Adding 1,500 Microsoft patents to its portfolio will significantly bolster an arsenal that was also strengthened earlier this year with 332 Intel patents. The Microsoft patents are from its worldwide portfolio but we can assume that a large chunk are US grants, meaning that in six months Xiaomi has transformed its IP position – and all of that from a company that was founded as recently as 2010. It’s notable that Xiaomi opted not to take a licence but to take full ownership of the Microsoft patents – or perhaps it insisted. According to a blog post (in Mandarin) from Wang Yanhui of the Mobile China Alliance, the Chinese mobile giant has paid $40 million for the assets. Whether that’s true or not, the key point is that the portfolio will give Xiaomi far greater freedom to operate than it had before in the world’s most mature markets, something that a licence alone from Microsoft would not have achieved. That could prove priceless for the mobile newcomer.   

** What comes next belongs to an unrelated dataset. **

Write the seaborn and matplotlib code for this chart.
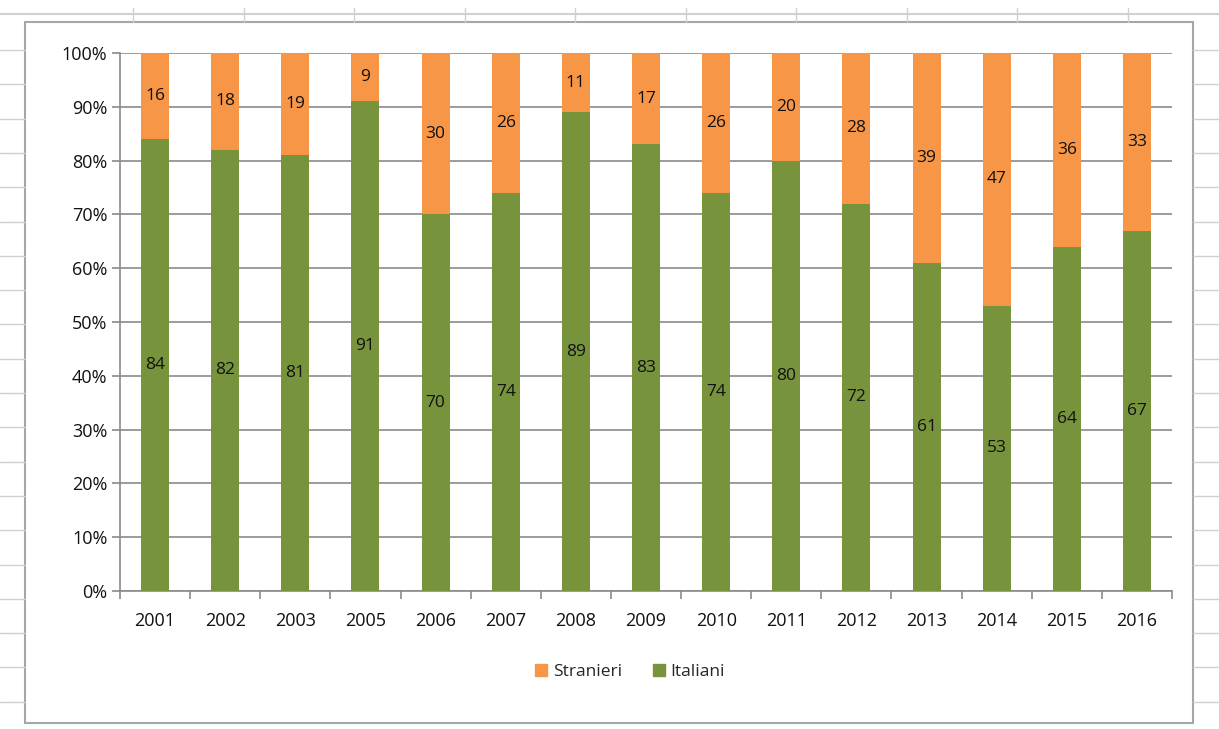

Less trouble in big China  

Microsoft CEO Satya Nadella is in China this week, helping to further the company’s interests in the world’s second largest economy. The Xiaomi deal will certainly help ease his progress in a country where, like several other large tech companies, Microsoft’s business practices have come under scrutiny from the antitrust authorities. Those pressures – which are not focused on the US company’s patent strategy - aren’t now suddenly going to disappear, but a deal like this is surely far more palatable to the Chinese authorities than simply trying to make Xiaomi cough up millions in licensing fees.

The antitrust probe is not focused on Microsoft’s IP licensing practices – in contrast to Qualcomm which was reprimanded last year as a result of its licensing behaviour – but it’s interesting to note that the company is making use of its portfolio to build bridges in China. That kind of return won’t show up on Microsoft’s books but it should prove to be a major plus as it develops its business in the Middle Kingdom.  

Put a value on it

Microsoft’s IP group likes to distance itself from any notion that its recent licensing deals represent some sort of step change in approach. Evolution not revolution is the mantra they prefer in Redmond, Washington. But the more licensing deals they do, layer upon layer, it’s hard not to be struck by the breadth of the agreements that they have put in place, aimed less at a simple financial return and far more on ensuring that Microsoft products appear on as many platforms as possible. The Xiaomi deal is a clear example of that as it promises to get Office applications and Skype onto the Chinese company’s growing stable of smartphones. That is an especially impressive win given the close ties between Xiaomi and Kingsoft, a direct competitor to Microsoft (Xiaomi CEO Lei Jun is Kingsoft’s chairman and largest shareholder).

That has a clear value to the business, but how much can be attributed to the IP group? In recent years we have become accustomed to the Microsoft licensing juggernaut delivering annual revenues of somewhere between $2 billion and $3 billion, overwhelmingly from its licensing of the Android universe. In the most recent quarterly results, however, that momentum was shown to have slowed considerably as the company reported that patent licensing revenue decreased 26%. What we don’t know yet is whether that was a one-time blip or marked the start of a sustained drop in the top-line contribution of the IP group. That might lead some to question the returns that Microsoft’s 50,000-plus patent portfolio is now delivering, but as IP becomes wrapped in broader business collaborations it could be argued that the value of its portfolio will actually increase.

East Texas here we come

As Xiaomi’s position in the US has thus far been very limited, it’s no surprise that the Chinese company has faced relatively few lawsuits in the country. The company is currently mired in a dispute in the Eastern District of Texas brought by Blue Spike LLC which has filed a string of cases against the tech industry in recent years but other than that it has largely remained outside of the American courts.

However, if Xiaomi does launch in the US or Europe by the end of next year then it can presumably expect to see the number of infringement lawsuits that it faces rise significantly, particularly from non-practising entities (NPEs). And that’s where its expanding patent portfolio will not have an effect. While having almost 2,000 grants from Microsoft and Intel alone gives Xiaomi plenty of scope to counter sue any operating business that accuses it of infringement, it’s of little use against a company that doesn’t make any products. That asymmetry is a familiar complaint of many large tech companies and has fueled a large part of the anti-NPE rhetoric that has become part of the patent reform debate. As it contemplates its 2017 expansion, Xiaomi may find that throwing some lobbying dollars at that debate is a more effective weapon than growing its stockpile of patents.